I was excited about the good news that my first story to a magazine made it to print. Sashay magazine contacted me a few months back, as a matter of fact they did when I was in India with my family and asked if I would want to do a story for them. I was thrilled with the offer and said yes. So when last week their summer issue came out and I for the first time held my work in my own hands and saw the whole 5 page cover story, all in glossy print, my jaws dropped! Everything looked gorgeous and first thing that came in mind was, Papa would have been proud!



So when you miss someone what do you do? You try to do what they like and when you are a food blogger you end up cooking what they like. That's what I did, I cooked what Papa likes and Papa likes kaddu ki sabji (pumpkin). My father is a simple man and very simple things in life make him happy. Indian pumpkin cooked with fenugreek seeds, garlic and chili with a little sweetness and a little tang make him happy.
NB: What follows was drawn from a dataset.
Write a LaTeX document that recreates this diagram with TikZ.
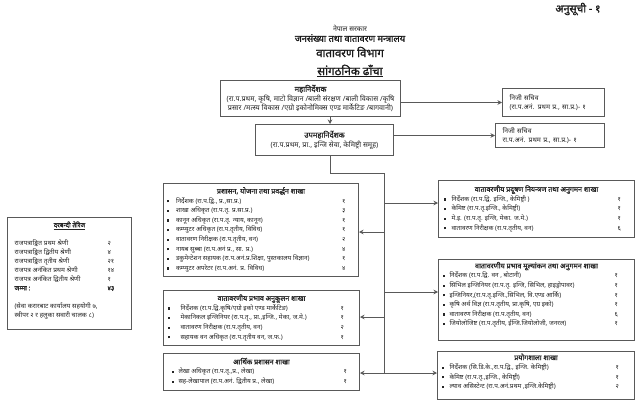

After quite a while I realized that the pumpkin we get in India is very different in taste, shape and size from the ones we find in the US. And after a lot of trial and error I finally found a variety of squash that comes closest to the taste. Acorn squash is what you need if you want the taste of Indian pumpkin. There are a lot of ways pumpkin is cooked in India, this is the way my grandmother taught my mom and then I learned from her. Its very simple with just a few ingredients you can easily find at home and it tastes pretty good. My mom stresses in the use of mustard oil which I always say is to Indian food (after ghee of-course) as olive oil is to Italian. But I used olive oil because that's what I and a lot of us can easily find in our pantry. If you can find aamchur (dried mango powder) then fabulous or else you can use lime/lemon juice as well. So here's the recipe.

Ingredients:

1 medium size acorn squash  (skinned, seeded and cut into 1/2 cubes)
1 tsp fenugreek seeds
2 dried whole red chili
1 tbsp freshly minced garlic
1 1/2 tsp aamchur powder (dried mango powder) or 1 tbsp lime/lemon juice
1/2 tbsp brown sugar
1 tsp turmeric powder
1 tbsp coriander powder
1 tbsp oil (mustard, olive or vegetable oil)
Salt

Method:
Heat oil in a wok or thick bottom pan. Add fenugreek seeds.
As they start to sizzle add garlic and whole chili (broken into pieces)
When garlic starts to brown add acorn squash. Add turmeric.
Mix it all together and cover with a lid stirring occasionally until its half cooked.
Once squash is half cooked, uncover and add salt.
Now cook it without the lid until squash is cooked through.
At one point squash starts to get mushy so go easy while stirring or it will break. Not that there will be any change in taste but it just won't look as pretty. So just try not to mash everything up while stirring.
Once its cooked through add aamchur (or lemon/lime juice), sugar and coriander powder. Mix everything well.
Cook for another minute and then turn the heat off.
My mom serves it with hot rotis and lentil soup. You can even use it as a spread on your bread or serve it with rice.